Web firm Digital Island slashes 90 jobs, loses executive

Bloomberg News Service

SAN FRANCISCO — Digital Island Inc. will fire 90 people, or about 10 percent of its 927 workers by the end of June to cut costs.

The provider of Internet and networking services also announced that its chief financial officer had resigned.

Since January, Digital Island had already fired 113 workers, or 11 percent of its workforce, spokesman David Radoff said.

The company said it is cutting costs because it didn't get the expected orders from some new customers and traffic slowed on Internet Web sites it manages. The company said Chief Financial Officer Tom Thompson quit to pursue personal interests.

Digital Island was founded in Honolulu, but moved its headquarters to San Francisco in 1999. It maintains a private computer network for corporate clients that need to deliver multimedia information online at high speeds. Among its clients are J.P. Morgan Chase & Co., Compaq Computer Corp. and News Corp.'s British Sky Broadcasting network.

Also yesterday, the company said cost-cutting efforts included expanding a data-storage center in Staten Island, N.Y., delaying building a new one in Brooklyn, N.Y., and combining three offices in Los Angeles.
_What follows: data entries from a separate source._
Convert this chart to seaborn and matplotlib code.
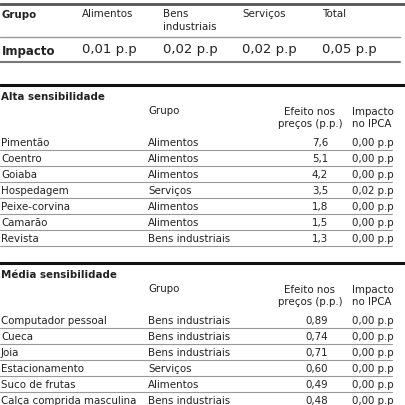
import matplotlib.pyplot as plt
import seaborn as sns

sns.set_theme(style="white")
plt.rcParams['font.family'] = ['Liberation Sans Narrow', 'DejaVu Sans']

# data
top_groups = ["Alimentos", "Bens\nindustriais", "Serviços", "Total"]
top_impact = ["0,01 p.p", "0,02 p.p", "0,02 p.p", "0,05 p.p"]

alta_items = ["Pimentão", "Coentro", "Goiaba", "Hospedagem", "Peixe-corvina", "Camarão", "Revista"]
alta_groups = ["Alimentos", "Alimentos", "Alimentos", "Serviços", "Alimentos", "Alimentos", "Bens industriais"]
alta_effect = ["7,6", "5,1", "4,2", "3,5", "1,8", "1,5", "1,3"]
alta_impact = ["0,00 p.p", "0,00 p.p", "0,00 p.p", "0,02 p.p", "0,00 p.p", "0,00 p.p", "0,00 p.p"]

media_items = ["Computador pessoal", "Cueca", "Joia", "Estacionamento", "Suco de frutas", "Calça comprida masculina"]
media_groups = ["Bens industriais", "Bens industriais", "Bens industriais", "Serviços", "Alimentos", "Bens industriais"]
media_effect = ["0,89", "0,74", "0,71", "0,60", "0,49", "0,48"]
media_impact = ["0,00 p.p", "0,00 p.p", "0,00 p.p", "0,00 p.p", "0,00 p.p", "0,00 p.p"]

fig = plt.figure(figsize=(4.06, 4.06), dpi=100)
ax = fig.add_axes([0, 0, 1, 1])
ax.set_xlim(0, 406)
ax.set_ylim(406, 0)
ax.axis("off")

fs = 7.4
dark = "#222222"

# summary table
ax.axhline(5, color="#555555", lw=2)
ax.text(2, 15, "Grupo", fontsize=fs, weight="bold", va="center", color=dark)
xs = [82, 163, 242, 322]
for x, g, v in zip(xs, top_groups, top_impact):
    ax.text(x, 9, g, fontsize=fs, va="top", color=dark, linespacing=1.4)
    ax.text(x, 50, v, fontsize=9.5, va="center", color=dark)
ax.text(2, 51, "Impacto", fontsize=8.5, weight="bold", va="center", color=dark)
ax.plot([0, 400], [38, 38], color="#999999", lw=1)
ax.plot([0, 400], [63, 63], color="#777777", lw=1.5)


def section(y0, title, items, groups, effect, impact):
    ax.axhline(y0, color="#111111", lw=2.2)
    ax.text(1, y0 + 11, title, fontsize=fs, weight="bold", va="center", color=dark)
    ax.text(148, y0 + 25, "Grupo", fontsize=fs, va="center", color=dark)
    ax.text(310, y0 + 32, "Efeito nos\npreços (p.p.)", fontsize=fs, va="center",
            ha="center", color=dark, linespacing=1.3)
    ax.text(352, y0 + 32, "Impacto\nno IPCA", fontsize=fs, va="center", color=dark,
            linespacing=1.3)
    y = y0 + 57
    for i, (n, g, e, im) in enumerate(zip(items, groups, effect, impact)):
        ax.text(1, y, n, fontsize=fs, va="center", color=dark)
        ax.text(148, y, g, fontsize=fs, va="center", color=dark)
        ax.text(328, y, e, fontsize=fs, va="center", ha="right", color=dark)
        ax.text(352, y, im, fontsize=fs, va="center", color=dark)
        ax.plot([0, 392], [y + 8, y + 8], color="#999999", lw=0.8)
        y += 16


section(86, "Alta sensibilidade", alta_items, alta_groups, alta_effect, alta_impact)
section(264, "Média sensibilidade", media_items, media_groups, media_effect, media_impact)

fig.savefig("out.png", dpi=100, facecolor="white")
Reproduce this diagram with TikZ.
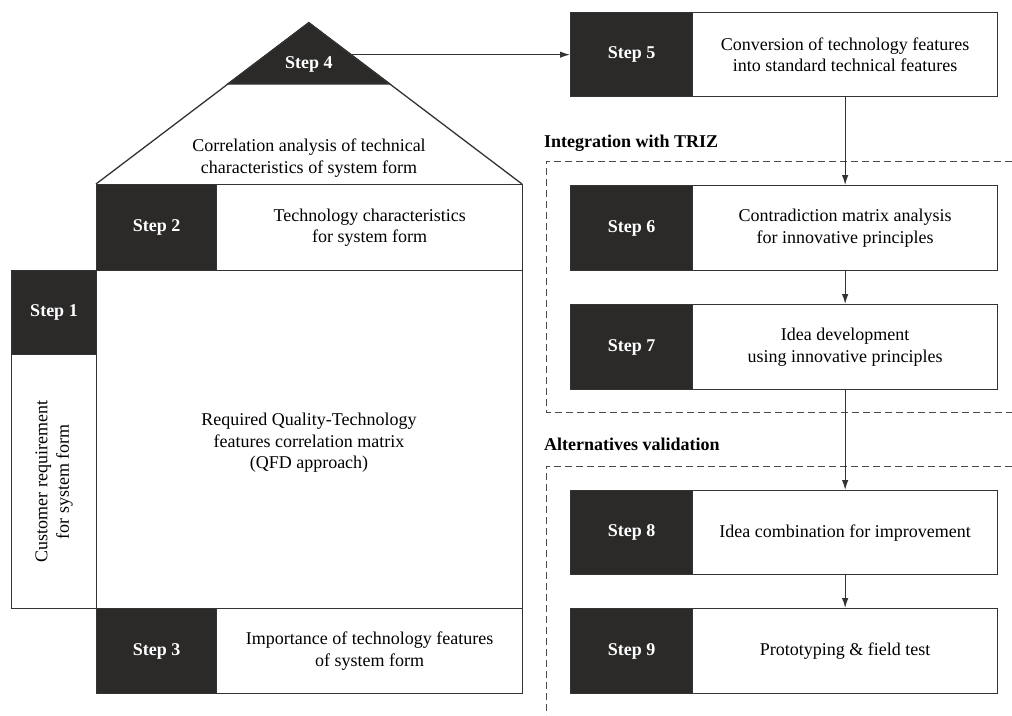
\documentclass[tikz,border=0pt]{standalone}
\usepackage{fontspec}
\setmainfont{Liberation Serif}
\usetikzlibrary{arrows.meta}
\definecolor{ink}{HTML}{2B2A29}
\definecolor{edge}{HTML}{333333}
\definecolor{dashgray}{HTML}{4A4A4A}
\newcommand\bodysize{\fontsize{18}{21.5}\selectfont}
\newcommand\stepsize{\fontsize{18}{21.5}\selectfont\bfseries}
\begin{document}
\begin{tikzpicture}[x=1pt,y=-1pt,
  darkbox/.style={draw=edge, fill=ink, line width=1.3pt, text=white,
    font=\stepsize, inner sep=0pt, anchor=north west},
  whitebox/.style={draw=edge, fill=white, line width=1.3pt, align=center,
    font=\bodysize, inner sep=0pt, anchor=north west},
  plaintext/.style={align=center, font=\bodysize, inner sep=0pt},
  grouplabel/.style={font=\stepsize, inner sep=0pt, anchor=base west},
  dashline/.style={draw=dashgray, line width=0.9pt, dash pattern=on 7pt off 4pt},
  arr/.style={draw=edge, line width=1.2pt, -{Latex[length=10pt,width=6.5pt]}}]

\useasboundingbox (0,0) rectangle (1012,715);

% ---- house of quality: roof ----
\coordinate (roofL) at (96,184);
\coordinate (roofR) at (522,184);
\coordinate (apex) at (308.8,22.7);
\draw[edge, line width=1.3pt] (roofL) -- (apex) -- (roofR);
\fill[ink, draw=edge, line width=1.3pt] (apex) -- (389.8,84) -- (227.8,84) -- cycle;
\node[font=\stepsize, text=white, inner sep=0pt] (s4) at (308.8,64) {Step 4};
\coordinate (s4e) at (350,54);
\node[plaintext] (roof) at (309,158)
  {Correlation analysis of technical\\characteristics of system form};

% ---- house of quality: body ----
\node[darkbox, minimum width=120, minimum height=86] (s2) at (96,184) {Step 2};
\node[whitebox, minimum width=306, minimum height=86] (t2) at (216,184)
  {Technology characteristics\\for system form};
\node[whitebox, minimum width=426, minimum height=338] (m) at (96,270) {};
\node[plaintext] (mt) at (309,443)
  {Required Quality-Technology\\features correlation matrix\\(QFD approach)};
\node[darkbox, minimum width=85.3, minimum height=84] (s1) at (10.7,270) {Step 1};
\node[whitebox, minimum width=85.3, minimum height=254] (c1) at (10.7,354) {};
\node[plaintext, rotate=90] (c1t) at (c1.center)
  {Customer requirement\\for system form};
\node[darkbox, minimum width=120, minimum height=85] (s3) at (96,608) {Step 3};
\node[whitebox, minimum width=306, minimum height=85] (t3) at (216,608)
  {Importance of technology features\\of system form};

% ---- group frames ----
\node[grouplabel] (g1) at (544,147) {Integration with TRIZ};
\node[grouplabel] (g2) at (544,450) {Alternatives validation};
\draw[dashline] (1012,161) -- (546,161) -- (546,412) -- (1012,412);
\draw[dashline] (1012,466) -- (546,466) -- (546,715);

% ---- right column steps ----
\node[darkbox, minimum width=122, minimum height=84] (s5) at (570,12) {Step 5};
\node[whitebox, minimum width=305, minimum height=84] (t5) at (692,12)
  {Conversion of technology features\\into standard technical features};
\node[darkbox, minimum width=122, minimum height=85] (s6) at (570,185) {Step 6};
\node[whitebox, minimum width=305, minimum height=85] (t6) at (692,185)
  {Contradiction matrix analysis\\for innovative principles};
\node[darkbox, minimum width=122, minimum height=85] (s7) at (570,304) {Step 7};
\node[whitebox, minimum width=305, minimum height=85] (t7) at (692,304)
  {Idea development\\using innovative principles};
\node[darkbox, minimum width=122, minimum height=84] (s8) at (570,490) {Step 8};
\node[whitebox, minimum width=305, minimum height=84] (t8) at (692,490)
  {Idea combination for improvement};
\node[darkbox, minimum width=122, minimum height=85] (s9) at (570,608) {Step 9};
\node[whitebox, minimum width=305, minimum height=85] (t9) at (692,608)
  {Prototyping \& field test};

% ---- connectors ----
\draw[arr] (s4e |- s5.west) -- (s5.west);
\draw[arr] (t5.south) -- (t6.north);
\draw[arr] (t6.south) -- (t7.north);
\draw[arr] (t7.south) -- (t8.north);
\draw[arr] (t8.south) -- (t9.north);
\end{tikzpicture}
\end{document}
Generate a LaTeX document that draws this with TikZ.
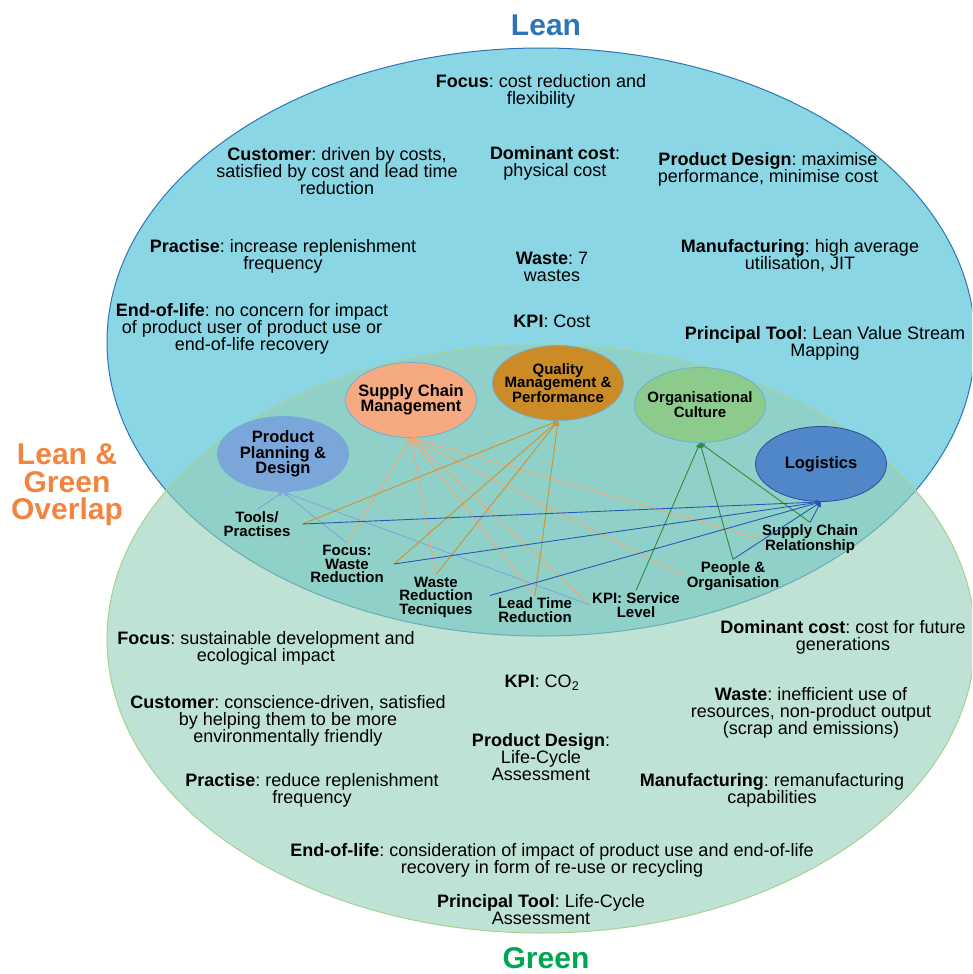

Officials with the company's Honolulu office said yesterday that it was still unclear whether any of the announced job cuts would affect local operations.

Digital Island, which has begun a search for a new financial chief, said Treasurer Addo Barrows will assume Thompson's duties and the title of interim chief financial officer.

Digital Island said its second-quarter loss, including a $1.04 billion charge for acquisitions, widened to $1.19 billion, or $15.11 a share, from $92.7 million, or $1.49 a share, a year earlier.

The company's revenue rose to $32.8 million from $11.3 million a year earlier. The company expects to have 2001 revenue of $140 million to $145 million.

The state Strategic Development Corp., which paid $450,000 for 315,000 shares of the company in 1997, has been able to reap some of the gains in the company's stock price before it sank.

Among its sales, the state received $2 million from the sale of 24,400 shares in January 2000 for about $100 a share.